Earl Woods was born March 5, 1932, in Manhattan, Kan., the
youngest of six children. His parents died by the time he was 13.

His father wanted him to play for the Kansas City Monarchs in
the Negro Leagues, and his mother stressed education. Woods wound
up going to Kansas State, graduating in 1953 with a degree in
sociology.

Woods did two tours during the Vietnam War as a member of the
U.S. Army Special Forces, rising to the rank of lieutenant colonel.
It was his second tour that shaped the latter part of his life.

He met Kultida Punsawad, who was working as a receptionist in
Thailand, and married her in 1969. He fought alongside Lt. Col.
Nguyen T. Phong of the South Vietnamese army, a friend he nicknamed
"Tiger" because of his courage and bravery.
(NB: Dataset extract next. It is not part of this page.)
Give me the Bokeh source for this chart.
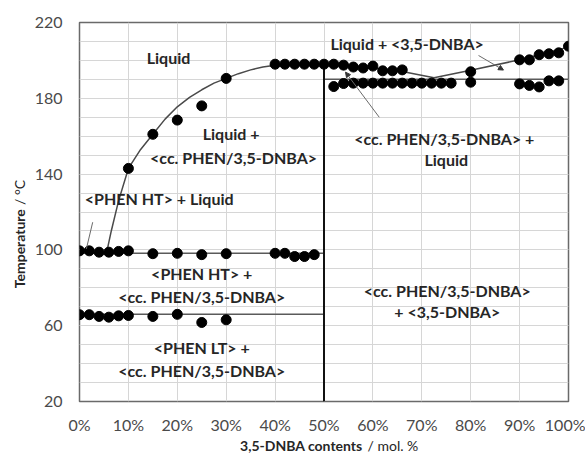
import math
from bokeh.plotting import figure
from bokeh.models import FixedTicker, PrintfTickFormatter, Label, Arrow, NormalHead, Range1d
from bokeh.core.properties import value
from bokeh.embed import file_html
from bokeh.resources import INLINE

# ---------------- data ----------------
# x: 3,5-DNBA content / mol. %, T: temperature / °C
liq_left_x = [10, 15, 20, 25, 30]
liq_left_T = [143, 161, 168.5, 176, 190.5]

top_x = [40, 42, 44, 46, 48, 50, 52, 54, 56, 58, 60, 62, 64, 66]
top_T = [198, 198, 198, 198, 198, 198, 198, 197.5, 196.5, 196, 197, 194.5, 194.5, 195]

liq_right_x = [80, 90, 92, 94, 96, 98, 100]
liq_right_T = [194, 200.3, 200.3, 203, 203.5, 204, 207.5]

sol_right_x = [52, 54, 56, 58, 60, 62, 64, 66, 68, 70, 72, 74, 76, 80, 90, 92, 94, 96, 98]
sol_right_T = [186.2, 187.8, 188, 188, 188, 188, 188, 188, 188, 188, 188, 188, 188, 188.5,
               187.6, 186.8, 186, 189.2, 189.2]

ht_x = [0, 2, 4, 6, 8, 10, 15, 20, 25, 30, 40, 42, 44, 46, 48]
ht_T = [99.5, 99.5, 98.8, 98.8, 99.2, 99.5, 98, 98.2, 97.5, 98, 98.2, 98.2, 96.5, 96.5, 97.5]

lt_x = [0, 2, 4, 6, 8, 10, 15, 20, 25, 30]
lt_T = [65.8, 65.8, 64.9, 64.5, 65.2, 65.4, 64.9, 66, 61.7, 63.1]

# drawn phase-boundary lines (vertices)
curve_left_x = [5.5, 6.5, 8, 10, 12.5, 15, 17.5, 20, 22.5, 25, 27.5, 30, 32.5, 35, 37.5, 40, 45, 50]
curve_left_T = [98, 110, 126, 143, 153, 161, 169, 175.5, 180.5, 184.5, 188, 190.5, 193, 195, 196.5, 197.5, 198, 198]
curve_right_x = [50, 56, 62, 66, 72.5, 80, 90, 100]
curve_right_T = [198, 196.8, 195.5, 194.2, 190.8, 194.8, 200.3, 207]

ht_line_x = [0, 50]
ht_line_T = [98.2, 98.2]
lt_line_x = [0, 50]
lt_line_T = [66, 66]
eut_line_x = [50, 100]
eut_line_T = [190, 190]
comp_line_x = [50, 50]
comp_line_T = [20, 198]

x_ticks = [0, 10, 20, 30, 40, 50, 60, 70, 80, 90, 100]
y_ticks = [20, 60, 100, 140, 180, 220]
y_minor = [20, 30, 40, 50, 60, 70, 80, 90, 100, 110, 120, 130, 140, 150, 160, 170, 180, 190, 200, 210, 220]

# ---------------- figure ----------------
FONT = "Lato"
TXT = "#262626"

p = figure(width=585, height=454, output_backend="svg", toolbar_location=None,
           x_range=Range1d(0, 100), y_range=Range1d(20, 220),
           min_border_left=79, min_border_right=17, min_border_top=22, min_border_bottom=53)
p.background_fill_color = "white"
p.border_fill_color = "white"
p.outline_line_color = "#6a6a6a"
p.outline_line_width = 1.5

p.xaxis.ticker = FixedTicker(ticks=x_ticks)
p.xaxis.formatter = PrintfTickFormatter(format="%d%%")
p.yaxis.ticker = FixedTicker(ticks=y_ticks, minor_ticks=y_minor)
p.xgrid.ticker = FixedTicker(ticks=x_ticks)
p.ygrid.ticker = FixedTicker(ticks=y_ticks, minor_ticks=y_minor)
for g in (p.xgrid, p.ygrid):
    g.grid_line_color = "#d6d6d6"
    g.grid_line_width = 1
p.ygrid.minor_grid_line_color = "#d6d6d6"
p.ygrid.minor_grid_line_width = 1

for ax in (p.xaxis, p.yaxis):
    ax.axis_line_color = None
    ax.major_tick_line_color = None
    ax.minor_tick_line_color = None
    ax.major_tick_out = 0
    ax.minor_tick_out = 0
    ax.major_label_text_font = FONT
    ax.major_label_text_font_size = "16px"
    ax.major_label_text_color = "#4a4a4a"
p.yaxis.major_label_standoff = 17
p.xaxis.major_label_standoff = 13

# lines
p.line(curve_left_x, curve_left_T, line_color="#4a4a4a", line_width=1.5)
p.line(curve_right_x, curve_right_T, line_color="#4a4a4a", line_width=1.5)
p.line(ht_line_x, ht_line_T, line_color="#5a5a5a", line_width=1.5)
p.line(lt_line_x, lt_line_T, line_color="#5a5a5a", line_width=1.5)
p.line(eut_line_x, eut_line_T, line_color="#5a5a5a", line_width=1.5)
p.line(comp_line_x, comp_line_T, line_color="#111111", line_width=2)

# points
for xs, ts in ((liq_left_x, liq_left_T), (top_x, top_T), (liq_right_x, liq_right_T),
               (sol_right_x, sol_right_T), (ht_x, ht_T), (lt_x, lt_T)):
    p.scatter(xs, ts, size=10, fill_color="#000000", line_color="#000000")

# pointer lines
def pointer(x0, y0, x1, y1, head=True):
    p.add_layout(Arrow(x_start=x0, y_start=y0, x_end=x1, y_end=y1,
                       line_color="#6a6a6a", line_width=1,
                       end=NormalHead(size=5, fill_color="#333333", line_color="#333333") if head else None))

pointer(2.7, 114.6, 1.4, 100.5, head=False)
pointer(61.3, 170, 54.4, 193.8)
pointer(81.6, 202.6, 86.7, 194.9)

# region labels
def lab(x, y, t, size="16px"):
    p.add_layout(Label(x=x, y=y, text=t, text_font=FONT, text_font_size=size,
                       text_font_style="bold", text_color=TXT,
                       text_align="center", text_baseline="middle"))

lab(18.2, 201.5, "Liquid")
lab(31.0, 161.4, "Liquid +")
lab(31.5, 148.8, "<cc. PHEN/3,5-DNBA>")
lab(16.3, 127.1, "<PHEN HT> + Liquid")
lab(67.0, 209.1, "Liquid + <3,5-DNBA>")
lab(74.6, 158.6, "<cc. PHEN/3,5-DNBA> +")
lab(75.0, 147.5, "Liquid")
lab(25.0, 87.4, "<PHEN HT> +")
lab(25.0, 75.4, "<cc. PHEN/3,5-DNBA>")
lab(25.0, 48.7, "<PHEN LT> +")
lab(25.0, 36.4, "<cc. PHEN/3,5-DNBA>")
lab(75.2, 78.6, "<cc. PHEN/3,5-DNBA>")
lab(75.2, 67.7, "+ <3,5-DNBA>")

# axis titles (mixed weights) as unclipped overlay text glyphs
def title_text(x, y, t, bold, align, angle=0.0):
    p.text(x=[x], y=[y], text=[t], text_font=value(FONT), text_font_size="14px",
           text_font_style="bold" if bold else "normal", text_color=TXT,
           text_align=align, text_baseline="middle", angle=angle, level="overlay")

title_text(57.9, -3.2, "3,5-DNBA contents", True, "right")
title_text(58.9, -3.2, "/ mol. %", False, "left")
title_text(-12.3, 121.5, "Temperature", True, "right", math.pi / 2)
title_text(-12.3, 123.7, "/ °C", False, "left", math.pi / 2)

open("out.html", "w").write(file_html(p, INLINE))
Woods promised Tiger
Phong that he would name a son after him.

Eldrick "Tiger" Woods was born Dec. 30, 1975.

Earl Woods moved to Cypress, Calif., -- to the house where he
died -- and set up a makeshift practice range in the garage with a
mat and a net, placing his son in a high chair as he practiced.
The education went beyond swinging a club.

"I tried to break him down mentally, tried to intimidate him
verbally, by saying, 'Water on the right, OB on the left,' just
before his downswing," Woods once said in an AP interview. "He
would look at me with the most evil look, but he wasn't permitted
to say anything. That's the frustration. He couldn't say a word,
but he always had an escape word. He never used it.

"One day I did all my tricks, and he looked at me and smiled,"
Woods said. "At the end of the round, I told him, 'Tiger, you've
completed the training.' And I made him a promise. 'You'll never
run into another person as mentally tough as you.' He hasn't. And
he won't."

Woods was proud of saying he never left his son with a
babysitter, but his goal was to eventually let Tiger run his own
life.

"I had pulled back, one item at a time," Woods once told the
AP. "Instead of going to several tournaments, it was a couple of
tournaments, then one tournament. All of a sudden, he was running
everything. I stood there and watched it happen. Because that was
my job -- to prepare him to leave."

Besides his wife and Tiger, Woods is survived by three children
from his previous marriage.

A private service will be held Friday.